SEC Charges Two Robo-Advisers

On Dec. 21, SEC charged two robo-advisors with false disclosures.

  • Wealthfront Advisers LLC (formerly known as Wealthfront), and Hedgeable Inc.

Wealthfront Alleged Violations

  • Wealthfront with $11bn client assets made false statements re tax-loss harvesting.
  • Disclosed to that by employing its tax-loss harvesting strategy it would monitor all client accounts for transactions that might trigger a wash sale, but failed to do so.
  • During the 3 years making this disclosure, wash sales occurred in 31% of accounts.
  • Firm improperly re-tweeted client testimonials and paid bloggers for client referrals.
  • Failed to obtain required disclosure, documentation, and have compliance program.

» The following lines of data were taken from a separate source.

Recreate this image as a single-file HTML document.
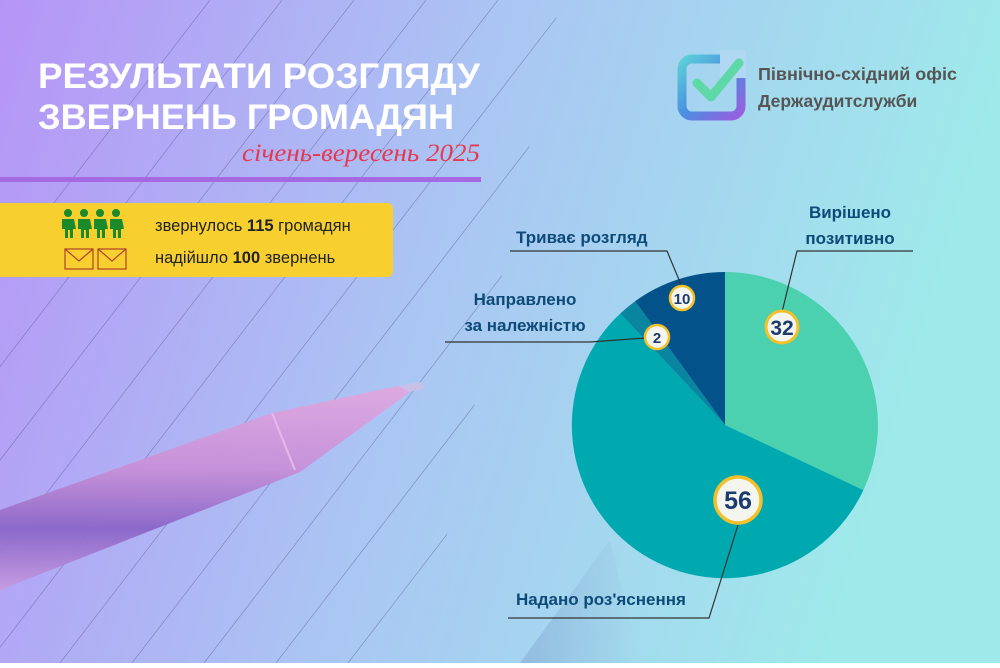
<!DOCTYPE html>
<html><head><meta charset="utf-8"><style>
body{margin:0;width:1000px;height:663px;overflow:hidden;font-family:"Liberation Sans","DejaVu Sans",sans-serif}
</style></head><body>
<svg width="1000" height="663" viewBox="0 0 1000 663" xmlns="http://www.w3.org/2000/svg">
<defs>
<linearGradient id="bg" x1="0" y1="0" x2="1" y2="0.2">
<stop offset="0" stop-color="#b695f6"/><stop offset="0.5" stop-color="#aac6f3"/><stop offset="1" stop-color="#9eeaea"/></linearGradient>
<linearGradient id="pen" x1="0" y1="0" x2="0" y2="1">
<stop offset="0" stop-color="#e0a8e0"/><stop offset="0.4" stop-color="#c890d8"/><stop offset="0.7" stop-color="#8a66c8"/><stop offset="1" stop-color="#c69ae0"/></linearGradient>
<linearGradient id="logo" x1="0" y1="0" x2="1" y2="1">
<stop offset="0" stop-color="#5ccfd8"/><stop offset="0.5" stop-color="#4a8ee0"/><stop offset="1" stop-color="#9a5de0"/></linearGradient>
<clipPath id="pc"><polygon points="0,0 560,0 420,663 0,663"/></clipPath>
<linearGradient id="sh" x1="0" y1="0" x2="1" y2="0">
<stop offset="0" stop-color="#5060a0" stop-opacity="0.35"/><stop offset="1" stop-color="#5060a0" stop-opacity="0"/></linearGradient>
</defs>
<rect width="1000" height="663" fill="url(#bg)"/>
<polygon points="520,663 610,540 640,663" fill="url(#sh)" opacity="0.6"/>
<g stroke="#4a4a80" stroke-width="0.8" opacity="0.4" clip-path="url(#pc)">
<line x1="-300" y1="663" x2="210" y2="0"/>
<line x1="-228" y1="663" x2="282" y2="0"/>
<line x1="-156" y1="663" x2="354" y2="0"/>
<line x1="-84" y1="663" x2="426" y2="0"/>
<line x1="-12" y1="663" x2="498" y2="0"/>
<line x1="60" y1="663" x2="570" y2="0"/>
<line x1="132" y1="663" x2="642" y2="0"/>
<line x1="204" y1="663" x2="714" y2="0"/>
<line x1="276" y1="663" x2="786" y2="0"/>
<line x1="348" y1="663" x2="858" y2="0"/>
</g>
<!-- pen -->
<polygon points="0,510 272,413 398,386 410,392 300,472 0,590" fill="url(#pen)" opacity="0.95"/>
<polygon points="398,386 420,382 426,388 410,392" fill="#c9c0e8"/>
<line x1="272" y1="413" x2="295" y2="470" stroke="#e8b8ec" stroke-width="2"/>
<!-- title -->
<text x="38" y="88" fill="#fff" font-size="35.5" font-weight="bold" textLength="442" lengthAdjust="spacingAndGlyphs">РЕЗУЛЬТАТИ РОЗГЛЯДУ</text>
<text x="38" y="129" fill="#fff" font-size="35.5" font-weight="bold" textLength="416" lengthAdjust="spacingAndGlyphs">ЗВЕРНЕНЬ ГРОМАДЯН</text>
<text x="242" y="161" fill="#e8384f" font-size="25" font-style="italic" font-family="Liberation Serif,serif" textLength="238" lengthAdjust="spacingAndGlyphs">січень-вересень 2025</text>
<rect x="0" y="177" width="481" height="5" fill="#a56ae2"/>
<!-- yellow box -->
<rect x="-8" y="203" width="401" height="74" rx="6" fill="#f7d030"/>
<g fill="#1a8a2a">
<g id="p"><circle cx="68" cy="213" r="4"/><path d="M62,219h12l2,10h-3v9h-3v-8h-2v8h-3v-9h-3z"/></g>
<use href="#p" x="16"/><use href="#p" x="32"/><use href="#p" x="48"/>
</g>
<g fill="none" stroke="#b0402a" stroke-width="1.2">
<rect x="65" y="249" width="28" height="20"/><path d="M65,249l14,12l14,-12"/>
<rect x="98" y="249" width="28" height="20"/><path d="M98,249l14,12l14,-12"/>
</g>
<text x="155" y="231" font-size="16.5" fill="#222">звернулось <tspan font-weight="bold">115</tspan> громадян</text>
<text x="155" y="263" font-size="16.5" fill="#222">надійшло <tspan font-weight="bold">100</tspan> звернень</text>
<!-- logo -->
<rect x="682" y="59" width="59" height="57" rx="10" fill="none" stroke="url(#logo)" stroke-width="9"/>
<rect x="720" y="50" width="26" height="28" fill="#b0d8f2"/>
<path d="M697,83l14,14l28,-34" fill="none" stroke="#5fd8a8" stroke-width="9" stroke-linecap="round" stroke-linejoin="round"/>
<text x="758" y="80" font-size="17.5" font-weight="bold" fill="#555" textLength="199" lengthAdjust="spacingAndGlyphs">Північно-східний офіс</text>
<text x="758" y="107" font-size="17.5" font-weight="bold" fill="#555">Держаудитслужби</text>
<!-- pie -->
<path d="M725,425 L725,272 A153,153 0 0 1 863.4,490.1 Z" fill="#4bd0b0"/>
<path d="M725,425 L863.4,490.1 A153,153 0 1 1 620.3,313.5 Z" fill="#00a8b0"/>
<path d="M725,425 L620.3,313.5 A153,153 0 0 1 635.1,301.2 Z" fill="#0a85a0"/>
<path d="M725,425 L635.1,301.2 A153,153 0 0 1 725,272 Z" fill="#03538a"/>
<!-- leaders -->
<g fill="none" stroke="#333" stroke-width="1.2">
<polyline points="682,287 667,251 510,251"/>
<polyline points="782,312 797,251 913,251"/>
<polyline points="645,338 590,342 445,342"/>
<polyline points="738,525 709,618 508,618"/>
</g>
<g font-weight="bold" fill="#0e4a78" font-size="17">
<text x="516" y="243">Триває розгляд</text>
<text x="850" y="218" text-anchor="middle">Вирішено</text>
<text x="850" y="244" text-anchor="middle">позитивно</text>
<text x="525" y="305" text-anchor="middle">Направлено</text>
<text x="525" y="331" text-anchor="middle">за належністю</text>
<text x="516" y="605">Надано роз'яснення</text>
</g>
<g stroke="#f3c02a" fill="#f5f5ef">
<circle cx="782" cy="327" r="16" stroke-width="3"/>
<circle cx="682" cy="298" r="12" stroke-width="2.5"/>
<circle cx="657" cy="337" r="12" stroke-width="2.5"/>
<circle cx="738" cy="500" r="23" stroke-width="3.5"/>
</g>
<g font-weight="bold" fill="#1a3a70" text-anchor="middle">
<text x="782" y="335" font-size="21">32</text>
<text x="682" y="304" font-size="15">10</text>
<text x="657" y="343" font-size="15">2</text>
<text x="738" y="509" font-size="25">56</text>
</g>
</svg>
</body></html>
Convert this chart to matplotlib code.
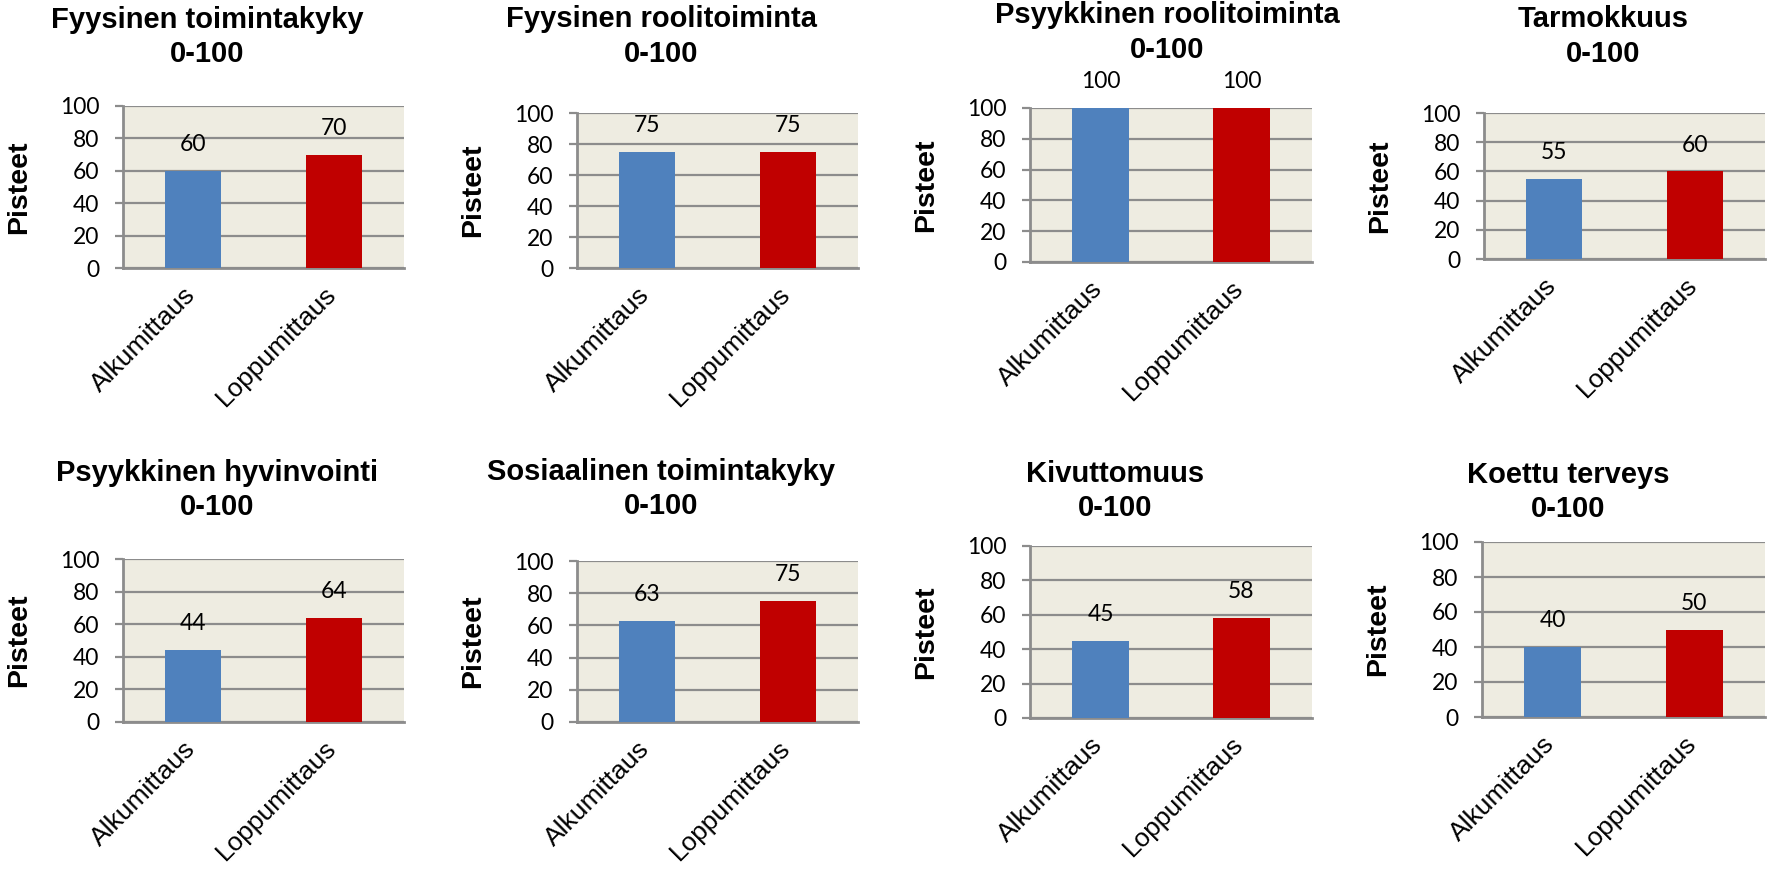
import numpy as np
import matplotlib
matplotlib.use('Agg')
import matplotlib.pyplot as plt

W, H = 1771, 869

titles = ['Fyysinen toimintakyky', 'Fyysinen roolitoiminta', 'Psyykkinen roolitoiminta', 'Tarmokkuus',
          'Psyykkinen hyvinvointi', 'Sosiaalinen toimintakyky', 'Kivuttomuus', 'Koettu terveys']
categories = ['Alkumittaus', 'Loppumittaus']
alku = [60, 75, 100, 55, 44, 63, 45, 40]
loppu = [70, 75, 100, 60, 64, 75, 58, 50]
yticks = [0, 20, 40, 60, 80, 100]

# plot area in pixels: left, right, top, bottom
rects = [(123, 404, 106, 268), (577, 858, 113, 268), (1030, 1312, 108, 262), (1484, 1765, 113, 259),
         (123, 404, 559, 722), (577, 858, 561, 722), (1030, 1312, 546, 718), (1482, 1765, 542, 717)]
# title centre in pixels
title_pos = [(207, 37), (661, 36.5), (1167, 32.5), (1603, 36.5),
             (217, 490), (661, 489), (1115, 491), (1568, 492)]

blue = '#4F81BD'
red = '#C00000'
bg = '#EEECE1'
grid = '#8C8C8C'

fig = plt.figure(figsize=(W / 100, H / 100), dpi=100)
fig.patch.set_facecolor('white')

for i in range(8):
    l, r, t, b = rects[i]
    ax = fig.add_axes([l / W, 1 - b / H, (r - l) / W, (b - t) / H])
    ax.set_facecolor(bg)
    x = np.arange(len(categories))
    vals = [alku[i], loppu[i]]
    ax.bar(x, vals, width=0.4, color=[blue, red], zorder=3)
    for xi, v in zip(x, vals):
        ax.annotate(str(v), (xi, v), xytext=(0, 19), textcoords='offset points',
                    ha='center', va='center', fontsize=16.5, family='Lato', color='black')
    ax.set_xlim(-0.5, 1.5)
    ax.set_ylim(0, 100)
    ax.set_yticks(yticks)
    ax.set_yticklabels([str(v) for v in yticks], fontsize=16.5, family='Lato')
    ax.yaxis.grid(True, color=grid, linewidth=1.6, zorder=0)
    ax.set_axisbelow(True)
    ax.tick_params(axis='y', length=6, width=1.6, color=grid, pad=11)
    ax.set_xticks(x)
    ax.set_xticklabels([])
    ax.tick_params(axis='x', length=0)
    # category labels, rotated, baseline end just under each bar
    for xi, c in zip(x, categories):
        ax.annotate(c, (xi, 0), xycoords=('data', 'axes fraction'), xytext=(2.5, -20),
                    textcoords='offset points', rotation=45, ha='right', va='baseline',
                    rotation_mode='anchor', fontsize=19, family='Liberation Sans')
    for s in ['top', 'right']:
        ax.spines[s].set_visible(False)
    ax.spines['left'].set_color(grid)
    ax.spines['left'].set_linewidth(2)
    ax.spines['bottom'].set_color(grid)
    ax.spines['bottom'].set_linewidth(2)
    ax.set_ylabel('Pisteet', fontsize=20.5, fontweight='bold', family='Liberation Sans')
    ax.yaxis.set_label_coords(-91 / (r - l), 0.5)
    tx, ty = title_pos[i]
    fig.text(tx / W, 1 - ty / H, titles[i] + '\n0-100', ha='center', va='center',
             fontsize=21, fontweight='bold', family='Liberation Sans', linespacing=1.3)

fig.savefig('out.png', dpi=100)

Hedgeable Alleged Violations

  • Hedgeable Inc had $81mn under management, also made misleading statements.
  • The company posted on its website and social media purported comparison of the
    investment performance of its clients with those of two robo-adviser competitors.
  • Comparisons included less than 4% of accounts with higher-than-average returns.
  • Did not have required documentation and failed to maintain a compliance program.

Settlement

  • Wealthfront ordered to cease and desist from further violations, and fined $250k.
  • Hedgeable is ordered to cease and desist from further violations, and fined $80k.